Votre père a quitté le foyer familial très tôt. Quels souvenirs gardez-vous de lui ?
Aucun, il est parti quand j’avais un an. Ma mère m’a dit que c’était un vrai sportif, un ancien basketteur. Je n’ai jamais vraiment été marqué par son absence parce que j’avais mon grand-père maternel. Il a représenté cette figure paternelle pour moi. Quand j’ai eu 12 ans, mon père nous a téléphoné deux fois à mon frère et moi. Il ne nous a pas expliqué les raisons de son départ. Il vivait aux Etats-Unis et nous appelait parce que sa nouvelle compagne l’y avait obligé.
J’ai appris dernièrement que j’avais deux autres frères et une sœur américains. Quand tu le découvres à 30 ans, ça fait quelque chose. J’ai d’ailleurs rencontré un de mes frères, il a 21 ans. Je lui ai proposé de venir au Costa Rica. On a déjà deux choses en commun : le même père et la méconnaissance totale de ce dernier, qui a aussi fui son foyer américain après sa naissance.

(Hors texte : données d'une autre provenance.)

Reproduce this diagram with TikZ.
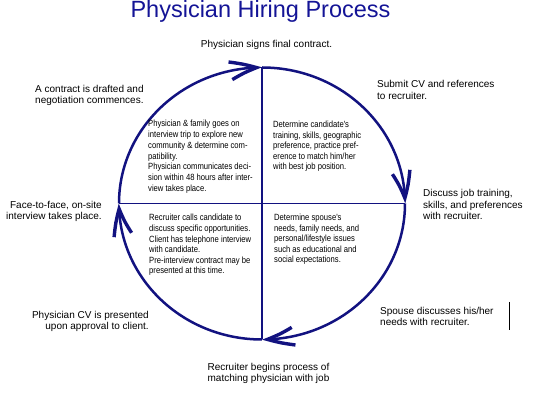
\documentclass[tikz,border=0pt]{standalone}
\usepackage{fontspec}
\setmainfont{Liberation Sans}
\newfontfamily\narrowf[FakeStretch=0.85]{Liberation Sans}
\usetikzlibrary{arrows.meta,bending}
\definecolor{navyc}{RGB}{18,18,128}
\definecolor{titlec}{RGB}{20,20,150}
\tikzset{
  cyclearc/.style={draw=navyc, line width=2.5pt,
    -{Straight Barb[length=27pt,width=18pt,line width=3.4pt,bend]}},
  crossline/.style={draw=navyc, line width=1.2pt},
  outerlbl/.style={inner sep=0pt, font=\fontsize{10}{11.5}\selectfont},
  innerlbl/.style={inner sep=0pt, align=left},
}
\begin{document}
\begin{tikzpicture}[x=1pt,y=1pt]
\useasboundingbox (0,0) rectangle (536,404);
% title
\node[inner sep=0pt, anchor=base, text=titlec, font=\fontsize{23.5}{28}\selectfont] (title) at (260.5,386) {Physician Hiring Process};
% cycle points
\coordinate (c) at (262,200.5);
\coordinate (T) at (262,336.5);
\coordinate (R) at (405,200.5);
\coordinate (B) at (262,64.5);
\coordinate (L) at (119,200.5);
% cross lines
\draw[crossline] (T) -- (B);
\draw[crossline] (L) -- (R);
% arcs
\draw[cyclearc] (L) arc[start angle=180, end angle=90, x radius=143pt, y radius=136pt];
\draw[cyclearc] (T) arc[start angle=90, end angle=0, x radius=143pt, y radius=136pt];
\draw[cyclearc] (R) arc[start angle=0, end angle=-90, x radius=143pt, y radius=136pt];
\draw[cyclearc] (B) arc[start angle=270, end angle=180, x radius=143pt, y radius=136pt];
% outer labels (base anchor = last line)
\node[outerlbl, anchor=base] (sign) at (266.5,356) {Physician signs final contract.};
\node[outerlbl, anchor=base west, align=left] (draft) at (35,300) {A contract is drafted and\\negotiation commences.};
\node[outerlbl, anchor=base west, align=left] (submit) at (377,304.5) {Submit CV and references\\to recruiter.};
\node[outerlbl, anchor=base west, align=left] (discuss) at (423,184) {Discuss job training,\\skills, and preferences\\with recruiter.};
\node[outerlbl, anchor=base east, align=right] (face) at (102,184) {Face-to-face, on-site\\interview takes place.};
\node[outerlbl, anchor=base east, align=right] (cv) at (149,74) {Physician CV is presented\\upon approval to client.};
\node[outerlbl, anchor=base west, align=left] (spouse) at (380,78) {Spouse discusses his/her\\needs with recruiter.};
\node[outerlbl, anchor=base, align=center] (match) at (268.5,22) {Recruiter begins process of\\matching physician with job};
\coordinate (barT) at (509.5,102);
\coordinate (barB) at (509.5,74);
\draw[black, line width=1pt] (barT) -- (barB);
% inner labels
\node[innerlbl, anchor=base west, font=\narrowf\fontsize{9}{10.7}\selectfont] (q1) at (148,212.8)
 {Physician \& family goes on\\interview trip to explore new\\community \& determine com-\\patibility.\\Physician communicates deci-\\sion within 48 hours after inter-\\view takes place.};
\node[innerlbl, anchor=base west, font=\narrowf\fontsize{9}{10.5}\selectfont] (q2) at (273,234)
 {Determine candidate's\\training, skills, geographic\\preference, practice pref-\\erence to match him/her\\with best job position.};
\node[innerlbl, anchor=base west, font=\narrowf\fontsize{9}{10.6}\selectfont] (q3) at (149,130)
 {Recruiter calls candidate to\\discuss specific opportunities.\\Client has telephone interview\\with candidate.\\Pre-interview contract may be\\presented at this time.};
\node[innerlbl, anchor=base west, font=\narrowf\fontsize{9}{10.5}\selectfont] (q4) at (274,141)
 {Determine spouse's\\needs, family needs, and\\personal/lifestyle issues\\such as educational and\\social expectations.};
\end{tikzpicture}
\end{document}
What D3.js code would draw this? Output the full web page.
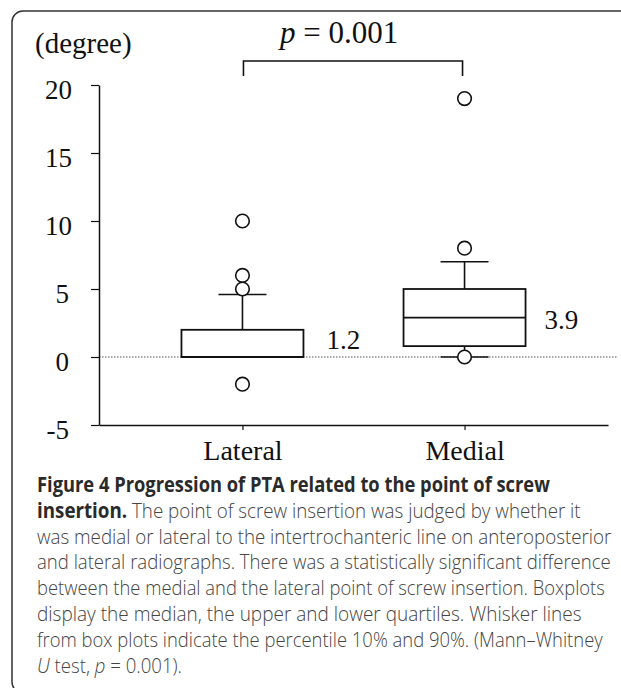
<!DOCTYPE html>
<html>
<head>
<meta charset="utf-8">
<script src="https://cdn.jsdelivr.net/npm/d3@7"></script>
<style>
  body { margin: 0; background: #fff; }
  svg { display: block; }
</style>
</head>
<body>
<div id="chart"></div>
<script>
// Datos del gráfico
const categorias = ['Lateral', 'Medial'];
const q1 = [0, 0.8];
const mediana = [0, 2.9];
const q3 = [2.0, 5.0];
const bigoteInf = [0, 0];
const bigoteSup = [4.6, 7.0];
const atipicos = [[10, 6, 5, -2], [19, 8, 0]];
const etiquetasMedia = ['1.2', '3.9'];
const ticksY = [-5, 0, 5, 10, 15, 20];

// Leyenda (una linea por fila, con su ancho en la referencia)
const leyenda = [
  [{ t: 'Figure 4 Progression of PTA related to the point of screw', b: true }],
  [{ t: 'insertion.', b: true }, { t: ' The point of screw insertion was judged by whether it' }],
  [{ t: 'was medial or lateral to the intertrochanteric line on anteroposterior' }],
  [{ t: 'and lateral radiographs. There was a statistically significant difference' }],
  [{ t: 'between the medial and the lateral point of screw insertion. Boxplots' }],
  [{ t: 'display the median, the upper and lower quartiles. Whisker lines' }],
  [{ t: 'from box plots indicate the percentile 10% and 90%. (Mann\u2013Whitney' }],
  [{ t: 'U', i: true }, { t: ' test, ' }, { t: 'p', i: true }, { t: ' = 0.001).' }]
];
const anchosLeyenda = [513, 544, 575, 574, 568, 545, 566, null];

const width = 621;
const height = 688;

const svg = d3.select('#chart').append('svg')
  .attr('width', width)
  .attr('height', height);

// Marco redondeado
svg.append('rect')
  .attr('x', 12).attr('y', 11)
  .attr('width', 700).attr('height', 682)
  .attr('rx', 11)
  .attr('fill', 'none')
  .attr('stroke', '#333')
  .attr('stroke-width', 1.5);

// Escalas
const y = d3.scaleLinear().domain([-5, 20]).range([425, 85]);
const x = d3.scalePoint().domain(categorias).range([99, 608]).padding(0.646);

const serif = '"Liberation Serif", "Times New Roman", serif';
const anchoCaja = 122;
const anchoTope = 48;

// Linea punteada en cero
svg.append('line')
  .attr('x1', 99).attr('x2', 618)
  .attr('y1', y(0)).attr('y2', y(0))
  .attr('stroke', '#555')
  .attr('stroke-width', 1.2)
  .attr('stroke-dasharray', '1.5,1.5');

// Eje Y
const ejeY = svg.append('g')
  .attr('transform', 'translate(99,0)')
  .call(d3.axisLeft(y).tickValues(ticksY).tickSize(8).tickSizeOuter(0).tickFormat(d => String(d)));
ejeY.select('.domain').attr('stroke', '#111').attr('stroke-width', 1.5);
ejeY.selectAll('.tick line').attr('stroke', '#111').attr('stroke-width', 1.2);
ejeY.selectAll('.tick text')
  .attr('x', d => d >= 10 ? -27 : -30)
  .attr('dy', '0.38em')
  .attr('y', 3)
  .attr('font-family', serif)
  .attr('font-size', 27)
  .attr('fill', '#111');

// Eje X
const ejeX = svg.append('g')
  .attr('transform', `translate(0,${y(-5)})`)
  .call(d3.axisBottom(x).tickSize(5).tickSizeOuter(0));
ejeX.select('.domain').attr('stroke', '#111').attr('stroke-width', 1.5);
ejeX.selectAll('.tick line').attr('stroke', '#111').attr('stroke-width', 1.2);
ejeX.selectAll('.tick text')
  .attr('y', 0)
  .attr('dy', 35)
  .attr('font-family', serif)
  .attr('font-size', 28)
  .attr('fill', '#111');

// Cajas
const grupos = svg.selectAll('.caja')
  .data(categorias)
  .enter()
  .append('g')
  .attr('class', 'caja');

// Bigotes
grupos.append('line')
  .attr('x1', d => x(d)).attr('x2', d => x(d))
  .attr('y1', (d, i) => y(q3[i])).attr('y2', (d, i) => y(bigoteSup[i]))
  .attr('stroke', '#111').attr('stroke-width', 1.6);
grupos.append('line')
  .attr('x1', d => x(d)).attr('x2', d => x(d))
  .attr('y1', (d, i) => y(q1[i])).attr('y2', (d, i) => y(bigoteInf[i]))
  .attr('stroke', '#111').attr('stroke-width', 1.6);
grupos.append('line')
  .attr('x1', d => x(d) - anchoTope / 2).attr('x2', d => x(d) + anchoTope / 2)
  .attr('y1', (d, i) => y(bigoteSup[i])).attr('y2', (d, i) => y(bigoteSup[i]))
  .attr('stroke', '#111').attr('stroke-width', 1.6);
grupos.append('line')
  .attr('x1', d => x(d) - anchoTope / 2).attr('x2', d => x(d) + anchoTope / 2)
  .attr('y1', (d, i) => y(bigoteInf[i])).attr('y2', (d, i) => y(bigoteInf[i]))
  .attr('stroke', '#111').attr('stroke-width', 1.6);

grupos.append('rect')
  .attr('x', d => x(d) - anchoCaja / 2)
  .attr('y', (d, i) => y(q3[i]))
  .attr('width', anchoCaja)
  .attr('height', (d, i) => y(q1[i]) - y(q3[i]))
  .attr('fill', '#fff')
  .attr('stroke', '#111')
  .attr('stroke-width', 1.8);

grupos.append('line')
  .attr('x1', d => x(d) - anchoCaja / 2).attr('x2', d => x(d) + anchoCaja / 2)
  .attr('y1', (d, i) => y(mediana[i])).attr('y2', (d, i) => y(mediana[i]))
  .attr('stroke', '#111').attr('stroke-width', 1.8);

// Valores atípicos
grupos.each(function (d, i) {
  d3.select(this).selectAll('circle')
    .data(atipicos[i])
    .enter()
    .append('circle')
    .attr('cx', x(d))
    .attr('cy', v => y(v))
    .attr('r', 6.8)
    .attr('fill', '#fff')
    .attr('stroke', '#111')
    .attr('stroke-width', 1.6);
});

// Etiquetas de media
grupos.append('text')
  .attr('x', (d, i) => x(d) + anchoCaja / 2 + (i === 0 ? 23 : 19))
  .attr('y', (d, i) => i === 0 ? 349 : 329)
  .attr('font-family', serif)
  .attr('font-size', 27)
  .attr('fill', '#111')
  .text((d, i) => etiquetasMedia[i]);

// Titulo del eje
svg.append('text')
  .attr('x', 35).attr('y', 53)
  .attr('font-family', serif)
  .attr('font-size', 29)
  .attr('fill', '#111')
  .text('(degree)');

// Corchete de significancia
const xa = x(categorias[0]) + 1;
const xb = x(categorias[1]) - 2;
svg.append('path')
  .attr('d', `M${xa},${y(20.66)}V${y(21.76)}H${xb}V${y(20.66)}`)
  .attr('fill', 'none')
  .attr('stroke', '#111')
  .attr('stroke-width', 1.6);

const pTexto = svg.append('text')
  .attr('x', 280).attr('y', 43)
  .attr('font-family', serif)
  .attr('font-size', 31)
  .attr('fill', '#111');
pTexto.append('tspan').attr('font-style', 'italic').text('p');
pTexto.append('tspan').text(' = 0.001');

// Leyenda de la figura: cada linea se escala en horizontal a su ancho
const sans = '"Open Sans", "Noto Sans", sans-serif';
const lineas = svg.selectAll('.linea')
  .data(leyenda)
  .enter()
  .append('text')
  .attr('class', 'linea')
  .attr('x', 0)
  .attr('y', 0)
  .attr('font-family', sans)
  .attr('font-size', 20.5)
  .attr('fill', '#3a3a3a');

lineas.each(function (partes) {
  const t = d3.select(this);
  partes.forEach(p => {
    t.append('tspan')
      .attr('font-weight', p.b ? 700 : 300)
      .attr('font-style', p.i ? 'italic' : 'normal')
      .attr('fill', p.b ? '#2a2a2a' : '#444')
      .text(p.t);
  });
});

const naturales = lineas.nodes().map(n => n.getComputedTextLength());
const razones = anchosLeyenda.map((a, i) => a ? a / naturales[i] : null);
const razonMedia = d3.mean(razones.filter(r => r));
lineas.attr('transform', (d, i) =>
  `translate(37,${492 + i * 25.8}) scale(${razones[i] || razonMedia},1)`);
</script>
</body>
</html>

En quoi votre grand-père a-t-il été important dans votre parcours de joueur ?
Lui-même a commencé à jouer au foot à 16 ans à peine, quand il est tombé amoureux du jeu en regardant un match. Il n’a jamais été professionnel, donc, il a reporté ses rêves sur ses petits-fils, dont deux ont réussi (Yendrick, le frère de Bryan, joue à Herediano en D 1 costaricaine). C’est lui qui m’a inculqué une certaine technique en jouant sur des petits terrains de la capitale et en me faisant participer aux tournois régionaux.
L’ascension du Cerro San Miguel (2 035 m, San José culminant à 900 m) faisait aussi partie du programme avec votre grand-père.
On est allé à plusieurs reprises jusqu’à son sommet. Je ne sais plus combien d’heures ça prenait, mais on marchait ! Au-dessus, il y a une croix catholique qui veille sur les quartiers qu’elle surplombe. C’est un symbole important d’Alajuelita pour nous. Je ne sais pas si l’on accomplit quelque chose en atteignant le sommet, mais c’est ce genre de moments privilégiés avec mon grand-père que je voudrais vivre avec mon fils.